• _Listing_
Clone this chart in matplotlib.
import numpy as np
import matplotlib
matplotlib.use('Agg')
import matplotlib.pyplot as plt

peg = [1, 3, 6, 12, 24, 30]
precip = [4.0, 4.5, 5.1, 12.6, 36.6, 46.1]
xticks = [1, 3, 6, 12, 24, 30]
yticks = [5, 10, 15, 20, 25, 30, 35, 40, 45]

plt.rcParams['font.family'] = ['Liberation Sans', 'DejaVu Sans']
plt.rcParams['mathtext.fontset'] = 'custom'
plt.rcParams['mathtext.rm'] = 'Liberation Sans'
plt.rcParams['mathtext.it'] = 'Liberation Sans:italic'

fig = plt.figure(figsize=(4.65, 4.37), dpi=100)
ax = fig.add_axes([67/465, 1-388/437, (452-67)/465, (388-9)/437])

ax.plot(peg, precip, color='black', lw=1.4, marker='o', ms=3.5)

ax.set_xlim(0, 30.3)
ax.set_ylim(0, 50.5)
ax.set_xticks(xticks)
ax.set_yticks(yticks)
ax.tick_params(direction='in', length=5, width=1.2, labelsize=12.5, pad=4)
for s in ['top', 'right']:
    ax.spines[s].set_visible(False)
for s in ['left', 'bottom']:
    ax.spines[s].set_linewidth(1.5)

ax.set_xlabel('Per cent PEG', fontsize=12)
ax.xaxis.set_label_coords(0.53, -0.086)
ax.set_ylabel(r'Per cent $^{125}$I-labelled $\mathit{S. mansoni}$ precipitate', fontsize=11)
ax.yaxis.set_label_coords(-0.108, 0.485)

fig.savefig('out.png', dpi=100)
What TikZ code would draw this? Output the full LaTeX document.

• _What the exercise asks_
In the listing above, reproduce the first line and each one after it through the line that contains "ax.plot(peg, precip, color='black', lw=1.4, marker='o', ms=3.5)".

• _Result of the task_
Clone this chart in matplotlib.
import numpy as np
import matplotlib
matplotlib.use('Agg')
import matplotlib.pyplot as plt

peg = [1, 3, 6, 12, 24, 30]
precip = [4.0, 4.5, 5.1, 12.6, 36.6, 46.1]
xticks = [1, 3, 6, 12, 24, 30]
yticks = [5, 10, 15, 20, 25, 30, 35, 40, 45]

plt.rcParams['font.family'] = ['Liberation Sans', 'DejaVu Sans']
plt.rcParams['mathtext.fontset'] = 'custom'
plt.rcParams['mathtext.rm'] = 'Liberation Sans'
plt.rcParams['mathtext.it'] = 'Liberation Sans:italic'

fig = plt.figure(figsize=(4.65, 4.37), dpi=100)
ax = fig.add_axes([67/465, 1-388/437, (452-67)/465, (388-9)/437])

ax.plot(peg, precip, color='black', lw=1.4, marker='o', ms=3.5)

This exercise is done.